* AIM: Gather up every line from the entries below that uses the word "with".

* Code that draws figures:
◆ ◆ ◆ ◆ ◆

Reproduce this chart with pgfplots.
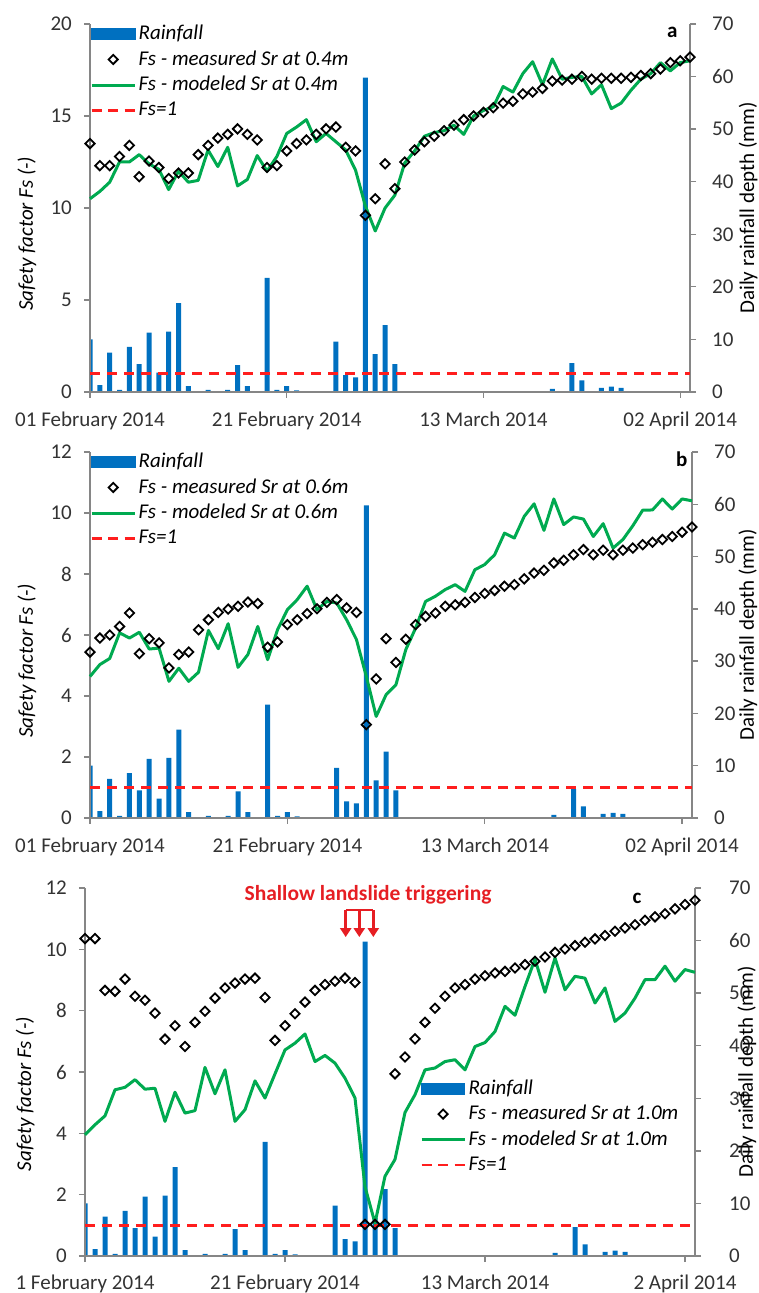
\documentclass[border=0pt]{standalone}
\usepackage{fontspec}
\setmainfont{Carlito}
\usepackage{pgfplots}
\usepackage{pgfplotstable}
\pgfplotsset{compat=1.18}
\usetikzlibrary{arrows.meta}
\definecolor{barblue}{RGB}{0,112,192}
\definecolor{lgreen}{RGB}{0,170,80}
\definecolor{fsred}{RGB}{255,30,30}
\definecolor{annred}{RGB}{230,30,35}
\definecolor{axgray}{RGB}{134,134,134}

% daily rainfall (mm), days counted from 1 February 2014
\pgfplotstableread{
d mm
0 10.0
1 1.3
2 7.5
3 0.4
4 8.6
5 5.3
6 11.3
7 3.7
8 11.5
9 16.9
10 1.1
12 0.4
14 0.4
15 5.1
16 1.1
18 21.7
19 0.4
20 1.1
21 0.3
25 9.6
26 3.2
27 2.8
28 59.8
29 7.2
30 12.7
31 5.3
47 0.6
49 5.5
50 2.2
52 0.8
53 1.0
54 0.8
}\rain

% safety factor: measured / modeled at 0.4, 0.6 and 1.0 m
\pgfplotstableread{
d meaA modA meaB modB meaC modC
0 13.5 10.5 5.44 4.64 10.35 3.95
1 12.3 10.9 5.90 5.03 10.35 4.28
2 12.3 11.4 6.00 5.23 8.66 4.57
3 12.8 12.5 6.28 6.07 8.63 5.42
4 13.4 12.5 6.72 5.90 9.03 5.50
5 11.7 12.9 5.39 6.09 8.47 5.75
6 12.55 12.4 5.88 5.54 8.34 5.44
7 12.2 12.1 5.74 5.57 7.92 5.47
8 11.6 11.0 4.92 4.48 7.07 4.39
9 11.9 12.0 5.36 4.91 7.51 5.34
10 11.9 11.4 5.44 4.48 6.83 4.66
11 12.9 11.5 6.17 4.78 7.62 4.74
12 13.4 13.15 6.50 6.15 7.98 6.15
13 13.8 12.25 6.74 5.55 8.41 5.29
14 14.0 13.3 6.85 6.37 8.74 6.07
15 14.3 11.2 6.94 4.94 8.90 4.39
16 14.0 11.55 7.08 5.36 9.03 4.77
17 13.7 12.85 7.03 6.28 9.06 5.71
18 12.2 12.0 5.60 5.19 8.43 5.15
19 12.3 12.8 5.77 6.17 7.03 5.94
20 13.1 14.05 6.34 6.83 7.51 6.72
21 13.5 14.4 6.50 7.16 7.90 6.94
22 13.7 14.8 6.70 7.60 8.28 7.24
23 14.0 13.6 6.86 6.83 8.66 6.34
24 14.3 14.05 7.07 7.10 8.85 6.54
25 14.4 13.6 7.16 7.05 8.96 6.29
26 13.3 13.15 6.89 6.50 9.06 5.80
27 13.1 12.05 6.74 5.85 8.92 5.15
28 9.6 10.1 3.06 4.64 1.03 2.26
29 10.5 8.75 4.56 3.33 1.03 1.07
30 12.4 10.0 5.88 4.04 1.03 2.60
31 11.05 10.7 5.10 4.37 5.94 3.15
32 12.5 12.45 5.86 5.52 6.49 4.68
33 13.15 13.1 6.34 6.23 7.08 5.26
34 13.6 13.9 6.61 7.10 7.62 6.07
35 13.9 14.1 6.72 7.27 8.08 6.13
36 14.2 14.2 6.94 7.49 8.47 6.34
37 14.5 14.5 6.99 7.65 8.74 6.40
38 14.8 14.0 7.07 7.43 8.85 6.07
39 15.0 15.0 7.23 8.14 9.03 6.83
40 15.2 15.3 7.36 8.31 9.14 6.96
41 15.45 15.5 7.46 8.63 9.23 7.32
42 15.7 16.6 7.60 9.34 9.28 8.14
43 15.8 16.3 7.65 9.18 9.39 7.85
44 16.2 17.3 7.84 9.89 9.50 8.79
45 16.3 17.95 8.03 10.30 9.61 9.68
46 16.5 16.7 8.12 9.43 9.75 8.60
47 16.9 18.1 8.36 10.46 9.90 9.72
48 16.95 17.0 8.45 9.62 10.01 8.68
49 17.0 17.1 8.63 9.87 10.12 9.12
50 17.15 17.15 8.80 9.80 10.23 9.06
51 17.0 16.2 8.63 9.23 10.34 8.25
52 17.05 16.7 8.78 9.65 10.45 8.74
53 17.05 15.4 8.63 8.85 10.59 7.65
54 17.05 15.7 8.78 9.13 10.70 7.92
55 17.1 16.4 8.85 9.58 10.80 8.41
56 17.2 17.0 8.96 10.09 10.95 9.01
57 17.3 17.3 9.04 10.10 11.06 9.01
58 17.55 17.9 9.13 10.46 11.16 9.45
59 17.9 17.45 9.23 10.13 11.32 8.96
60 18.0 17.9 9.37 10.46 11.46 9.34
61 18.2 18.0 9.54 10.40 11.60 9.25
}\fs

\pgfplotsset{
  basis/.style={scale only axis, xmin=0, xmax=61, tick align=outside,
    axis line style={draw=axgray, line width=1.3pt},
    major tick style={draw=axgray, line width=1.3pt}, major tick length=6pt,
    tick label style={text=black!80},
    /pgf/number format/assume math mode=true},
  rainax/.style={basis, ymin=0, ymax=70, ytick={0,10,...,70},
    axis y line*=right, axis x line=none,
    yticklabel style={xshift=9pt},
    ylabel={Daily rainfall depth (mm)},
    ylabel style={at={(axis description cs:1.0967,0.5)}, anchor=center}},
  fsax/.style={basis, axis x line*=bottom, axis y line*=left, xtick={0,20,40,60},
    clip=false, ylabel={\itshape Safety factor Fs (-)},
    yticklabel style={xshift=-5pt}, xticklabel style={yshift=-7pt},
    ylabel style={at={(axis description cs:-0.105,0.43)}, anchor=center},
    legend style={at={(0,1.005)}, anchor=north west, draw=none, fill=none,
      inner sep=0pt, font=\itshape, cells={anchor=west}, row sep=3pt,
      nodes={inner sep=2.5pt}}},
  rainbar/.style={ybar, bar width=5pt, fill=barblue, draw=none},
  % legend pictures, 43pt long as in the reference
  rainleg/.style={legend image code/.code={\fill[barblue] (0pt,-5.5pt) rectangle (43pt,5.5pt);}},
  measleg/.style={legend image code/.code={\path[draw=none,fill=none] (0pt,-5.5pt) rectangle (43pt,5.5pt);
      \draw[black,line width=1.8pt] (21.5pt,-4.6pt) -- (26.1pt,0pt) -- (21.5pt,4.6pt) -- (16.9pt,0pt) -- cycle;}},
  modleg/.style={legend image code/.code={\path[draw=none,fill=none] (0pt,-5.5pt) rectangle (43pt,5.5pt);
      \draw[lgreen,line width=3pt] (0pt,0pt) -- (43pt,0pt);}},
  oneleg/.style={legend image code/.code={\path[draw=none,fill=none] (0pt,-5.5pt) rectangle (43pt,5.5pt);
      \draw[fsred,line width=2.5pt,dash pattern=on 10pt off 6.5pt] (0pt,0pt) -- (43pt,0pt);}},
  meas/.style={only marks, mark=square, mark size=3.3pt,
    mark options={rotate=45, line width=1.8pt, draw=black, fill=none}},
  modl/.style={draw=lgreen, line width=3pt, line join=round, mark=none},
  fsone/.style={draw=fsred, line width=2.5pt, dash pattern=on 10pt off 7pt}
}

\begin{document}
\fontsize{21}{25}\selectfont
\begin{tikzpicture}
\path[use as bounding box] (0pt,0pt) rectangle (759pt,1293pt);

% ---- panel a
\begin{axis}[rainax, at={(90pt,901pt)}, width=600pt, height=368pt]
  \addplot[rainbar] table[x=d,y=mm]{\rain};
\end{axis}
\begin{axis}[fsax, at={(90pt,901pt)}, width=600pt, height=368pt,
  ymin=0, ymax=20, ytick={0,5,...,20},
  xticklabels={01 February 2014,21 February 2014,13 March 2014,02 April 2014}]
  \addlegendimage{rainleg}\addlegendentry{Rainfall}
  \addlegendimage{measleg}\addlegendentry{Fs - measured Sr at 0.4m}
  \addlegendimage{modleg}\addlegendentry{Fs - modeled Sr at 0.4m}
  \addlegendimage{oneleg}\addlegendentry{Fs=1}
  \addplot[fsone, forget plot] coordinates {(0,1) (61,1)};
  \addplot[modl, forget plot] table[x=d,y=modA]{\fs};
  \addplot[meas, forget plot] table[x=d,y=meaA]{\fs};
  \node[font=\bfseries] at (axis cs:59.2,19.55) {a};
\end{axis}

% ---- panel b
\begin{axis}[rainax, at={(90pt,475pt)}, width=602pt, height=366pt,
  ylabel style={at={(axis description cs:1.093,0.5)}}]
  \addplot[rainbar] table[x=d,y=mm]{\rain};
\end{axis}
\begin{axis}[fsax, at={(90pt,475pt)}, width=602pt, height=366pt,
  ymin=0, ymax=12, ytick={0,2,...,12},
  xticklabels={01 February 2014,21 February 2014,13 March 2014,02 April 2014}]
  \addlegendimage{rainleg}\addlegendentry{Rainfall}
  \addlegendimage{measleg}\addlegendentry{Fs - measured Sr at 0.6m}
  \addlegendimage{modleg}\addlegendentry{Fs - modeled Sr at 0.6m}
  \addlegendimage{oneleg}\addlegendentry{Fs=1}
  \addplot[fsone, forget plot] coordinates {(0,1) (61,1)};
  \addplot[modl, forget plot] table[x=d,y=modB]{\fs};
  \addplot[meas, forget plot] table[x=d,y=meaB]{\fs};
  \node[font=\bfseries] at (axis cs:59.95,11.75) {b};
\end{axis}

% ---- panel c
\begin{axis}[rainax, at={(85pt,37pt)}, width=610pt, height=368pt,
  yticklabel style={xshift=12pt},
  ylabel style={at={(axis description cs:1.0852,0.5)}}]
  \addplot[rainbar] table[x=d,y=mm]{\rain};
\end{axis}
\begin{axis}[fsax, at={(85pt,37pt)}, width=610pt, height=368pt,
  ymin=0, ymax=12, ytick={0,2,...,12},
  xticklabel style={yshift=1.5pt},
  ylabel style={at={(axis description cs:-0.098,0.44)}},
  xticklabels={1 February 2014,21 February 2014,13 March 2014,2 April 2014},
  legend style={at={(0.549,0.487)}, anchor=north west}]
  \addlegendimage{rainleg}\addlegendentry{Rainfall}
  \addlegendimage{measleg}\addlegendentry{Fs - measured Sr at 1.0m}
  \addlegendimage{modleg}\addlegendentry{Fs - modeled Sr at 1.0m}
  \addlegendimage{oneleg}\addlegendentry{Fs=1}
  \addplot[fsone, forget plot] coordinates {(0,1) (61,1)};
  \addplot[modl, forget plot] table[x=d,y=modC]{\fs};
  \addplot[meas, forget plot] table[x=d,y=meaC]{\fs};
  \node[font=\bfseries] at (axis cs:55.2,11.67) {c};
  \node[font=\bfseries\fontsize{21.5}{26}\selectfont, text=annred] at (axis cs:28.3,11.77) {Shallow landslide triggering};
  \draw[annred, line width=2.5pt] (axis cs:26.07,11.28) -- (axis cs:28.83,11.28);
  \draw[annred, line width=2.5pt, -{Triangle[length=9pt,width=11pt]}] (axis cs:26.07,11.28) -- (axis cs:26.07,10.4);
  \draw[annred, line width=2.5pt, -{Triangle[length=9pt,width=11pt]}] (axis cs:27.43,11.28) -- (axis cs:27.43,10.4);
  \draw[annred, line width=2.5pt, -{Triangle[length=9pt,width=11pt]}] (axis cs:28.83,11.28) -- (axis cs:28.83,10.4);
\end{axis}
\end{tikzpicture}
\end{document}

◆ ◆ ◆ ◆ ◆

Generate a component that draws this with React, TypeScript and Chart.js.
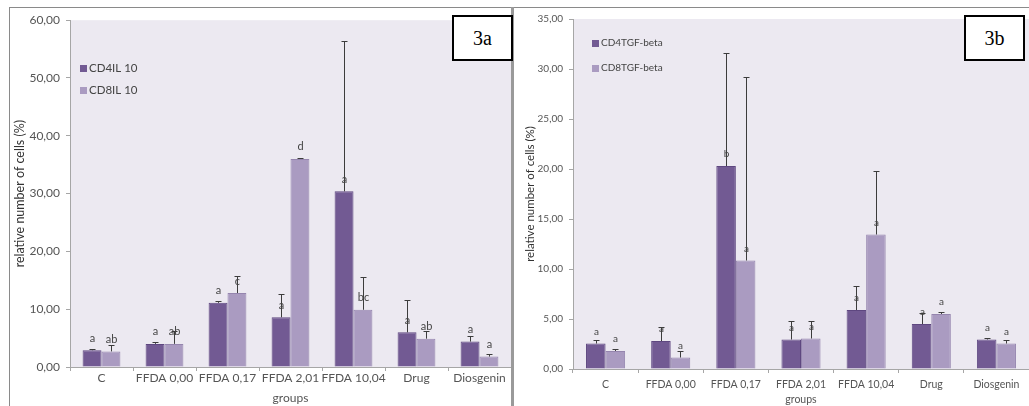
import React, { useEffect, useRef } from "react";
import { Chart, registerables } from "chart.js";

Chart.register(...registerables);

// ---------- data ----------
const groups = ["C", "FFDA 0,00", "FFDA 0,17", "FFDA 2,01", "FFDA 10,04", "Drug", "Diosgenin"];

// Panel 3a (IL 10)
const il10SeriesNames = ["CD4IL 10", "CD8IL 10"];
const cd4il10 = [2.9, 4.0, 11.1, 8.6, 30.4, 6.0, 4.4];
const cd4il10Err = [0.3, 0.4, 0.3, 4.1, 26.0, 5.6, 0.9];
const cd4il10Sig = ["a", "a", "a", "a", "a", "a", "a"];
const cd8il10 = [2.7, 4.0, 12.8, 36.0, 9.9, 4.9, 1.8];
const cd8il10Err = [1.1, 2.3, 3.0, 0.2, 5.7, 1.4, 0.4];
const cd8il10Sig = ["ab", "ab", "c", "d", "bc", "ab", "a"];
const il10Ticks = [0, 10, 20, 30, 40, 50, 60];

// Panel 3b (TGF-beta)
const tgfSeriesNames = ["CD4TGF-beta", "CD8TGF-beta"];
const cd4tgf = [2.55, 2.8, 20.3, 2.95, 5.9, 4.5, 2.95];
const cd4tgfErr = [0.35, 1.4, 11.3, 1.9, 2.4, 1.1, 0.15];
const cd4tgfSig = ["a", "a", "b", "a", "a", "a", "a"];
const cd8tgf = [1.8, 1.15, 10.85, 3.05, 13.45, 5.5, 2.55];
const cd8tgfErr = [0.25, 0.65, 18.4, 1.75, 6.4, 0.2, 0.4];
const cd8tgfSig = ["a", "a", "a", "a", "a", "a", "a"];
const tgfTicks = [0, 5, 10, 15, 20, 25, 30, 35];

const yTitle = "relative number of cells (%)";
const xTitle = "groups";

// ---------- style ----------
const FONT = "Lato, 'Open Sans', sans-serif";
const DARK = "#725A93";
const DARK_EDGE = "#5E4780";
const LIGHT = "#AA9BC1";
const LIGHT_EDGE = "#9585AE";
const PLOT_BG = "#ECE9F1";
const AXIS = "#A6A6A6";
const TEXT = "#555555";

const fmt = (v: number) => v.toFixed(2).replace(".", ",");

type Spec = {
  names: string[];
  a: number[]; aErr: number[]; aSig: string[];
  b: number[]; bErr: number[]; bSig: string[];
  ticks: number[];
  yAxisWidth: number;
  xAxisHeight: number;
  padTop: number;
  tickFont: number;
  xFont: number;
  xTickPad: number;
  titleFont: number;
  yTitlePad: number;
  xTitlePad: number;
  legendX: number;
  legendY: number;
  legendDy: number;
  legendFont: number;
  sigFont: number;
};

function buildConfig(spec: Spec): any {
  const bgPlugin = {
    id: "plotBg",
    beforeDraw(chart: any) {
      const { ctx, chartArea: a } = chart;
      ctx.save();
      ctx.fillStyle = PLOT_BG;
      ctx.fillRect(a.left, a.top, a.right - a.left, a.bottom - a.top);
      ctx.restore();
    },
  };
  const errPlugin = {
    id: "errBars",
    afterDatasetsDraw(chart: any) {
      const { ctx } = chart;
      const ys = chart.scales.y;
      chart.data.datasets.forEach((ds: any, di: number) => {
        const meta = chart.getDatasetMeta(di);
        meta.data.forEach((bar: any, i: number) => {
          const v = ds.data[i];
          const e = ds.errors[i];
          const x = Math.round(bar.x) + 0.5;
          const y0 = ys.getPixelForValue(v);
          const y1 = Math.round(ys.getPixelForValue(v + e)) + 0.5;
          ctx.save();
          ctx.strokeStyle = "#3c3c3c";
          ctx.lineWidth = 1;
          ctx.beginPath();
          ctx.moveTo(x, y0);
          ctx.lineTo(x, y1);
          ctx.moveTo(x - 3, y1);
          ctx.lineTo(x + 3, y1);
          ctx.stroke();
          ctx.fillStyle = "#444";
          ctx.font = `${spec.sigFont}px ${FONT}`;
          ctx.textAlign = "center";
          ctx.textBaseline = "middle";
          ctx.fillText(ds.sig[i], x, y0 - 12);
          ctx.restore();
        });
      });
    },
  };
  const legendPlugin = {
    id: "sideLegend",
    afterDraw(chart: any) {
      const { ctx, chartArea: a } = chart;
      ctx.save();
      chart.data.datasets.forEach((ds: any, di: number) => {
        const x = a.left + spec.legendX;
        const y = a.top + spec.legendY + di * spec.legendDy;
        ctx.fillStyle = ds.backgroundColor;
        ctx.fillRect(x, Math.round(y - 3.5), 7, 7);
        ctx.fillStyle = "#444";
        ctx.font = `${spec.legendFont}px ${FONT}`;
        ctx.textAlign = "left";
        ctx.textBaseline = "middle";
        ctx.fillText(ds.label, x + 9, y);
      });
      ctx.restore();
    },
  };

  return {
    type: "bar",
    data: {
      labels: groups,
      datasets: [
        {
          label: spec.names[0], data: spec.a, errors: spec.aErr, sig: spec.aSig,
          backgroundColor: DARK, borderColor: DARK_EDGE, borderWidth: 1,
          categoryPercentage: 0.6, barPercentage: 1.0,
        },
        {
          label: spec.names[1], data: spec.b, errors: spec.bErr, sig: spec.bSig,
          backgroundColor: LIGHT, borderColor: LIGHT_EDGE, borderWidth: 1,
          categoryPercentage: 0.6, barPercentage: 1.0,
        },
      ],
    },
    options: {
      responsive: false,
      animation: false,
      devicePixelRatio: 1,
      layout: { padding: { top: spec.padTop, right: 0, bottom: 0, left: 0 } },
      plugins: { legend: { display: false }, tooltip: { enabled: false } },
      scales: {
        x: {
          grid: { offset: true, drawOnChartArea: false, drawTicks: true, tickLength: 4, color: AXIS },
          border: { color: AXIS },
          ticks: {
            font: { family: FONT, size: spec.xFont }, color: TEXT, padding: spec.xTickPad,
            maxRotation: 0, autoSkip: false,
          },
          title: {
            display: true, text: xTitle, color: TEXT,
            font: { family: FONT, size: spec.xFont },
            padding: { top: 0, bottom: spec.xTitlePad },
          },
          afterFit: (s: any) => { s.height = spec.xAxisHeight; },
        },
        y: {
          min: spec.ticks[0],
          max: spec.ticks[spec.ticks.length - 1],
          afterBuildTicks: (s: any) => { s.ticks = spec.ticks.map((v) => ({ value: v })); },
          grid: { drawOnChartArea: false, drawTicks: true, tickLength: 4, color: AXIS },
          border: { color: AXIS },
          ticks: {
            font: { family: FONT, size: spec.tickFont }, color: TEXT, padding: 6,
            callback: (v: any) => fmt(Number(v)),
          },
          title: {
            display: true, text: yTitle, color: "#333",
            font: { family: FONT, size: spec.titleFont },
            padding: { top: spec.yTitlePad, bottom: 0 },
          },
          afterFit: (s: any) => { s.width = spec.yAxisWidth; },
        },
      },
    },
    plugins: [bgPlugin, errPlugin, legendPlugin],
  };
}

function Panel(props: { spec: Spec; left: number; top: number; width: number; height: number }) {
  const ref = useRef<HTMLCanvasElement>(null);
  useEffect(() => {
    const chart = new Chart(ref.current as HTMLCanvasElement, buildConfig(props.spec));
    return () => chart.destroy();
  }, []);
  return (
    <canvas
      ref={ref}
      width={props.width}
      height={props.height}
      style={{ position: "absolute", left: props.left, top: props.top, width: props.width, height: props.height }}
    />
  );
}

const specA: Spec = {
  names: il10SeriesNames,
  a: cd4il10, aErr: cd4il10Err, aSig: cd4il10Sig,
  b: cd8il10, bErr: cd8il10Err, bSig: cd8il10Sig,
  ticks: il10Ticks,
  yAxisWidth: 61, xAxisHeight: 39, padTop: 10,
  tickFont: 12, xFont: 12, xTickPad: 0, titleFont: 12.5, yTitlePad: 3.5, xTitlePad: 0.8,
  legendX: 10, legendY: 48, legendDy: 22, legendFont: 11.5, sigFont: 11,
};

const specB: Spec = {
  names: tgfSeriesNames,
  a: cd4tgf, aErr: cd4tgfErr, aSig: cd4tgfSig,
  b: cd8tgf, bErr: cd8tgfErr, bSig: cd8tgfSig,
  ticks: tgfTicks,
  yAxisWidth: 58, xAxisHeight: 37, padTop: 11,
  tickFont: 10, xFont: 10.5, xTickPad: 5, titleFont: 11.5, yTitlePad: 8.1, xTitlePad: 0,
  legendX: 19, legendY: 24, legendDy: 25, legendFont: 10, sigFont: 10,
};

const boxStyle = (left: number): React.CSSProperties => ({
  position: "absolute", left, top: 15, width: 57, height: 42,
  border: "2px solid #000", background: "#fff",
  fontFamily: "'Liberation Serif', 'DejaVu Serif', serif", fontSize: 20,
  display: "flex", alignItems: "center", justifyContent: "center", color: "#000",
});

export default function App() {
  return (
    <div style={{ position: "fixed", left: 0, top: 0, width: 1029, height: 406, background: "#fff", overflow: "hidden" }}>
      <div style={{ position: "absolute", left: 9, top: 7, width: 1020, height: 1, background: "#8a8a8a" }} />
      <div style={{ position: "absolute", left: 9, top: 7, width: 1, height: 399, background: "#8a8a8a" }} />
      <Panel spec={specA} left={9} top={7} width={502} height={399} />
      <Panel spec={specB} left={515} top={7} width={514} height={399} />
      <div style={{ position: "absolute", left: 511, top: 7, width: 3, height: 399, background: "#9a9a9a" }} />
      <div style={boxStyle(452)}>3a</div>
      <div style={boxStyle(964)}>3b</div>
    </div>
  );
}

◆ ◆ ◆ ◆ ◆

* SOLUTION TO THIS EXERCISE:
Reproduce this chart with pgfplots.
Generate a component that draws this with React, TypeScript and Chart.js.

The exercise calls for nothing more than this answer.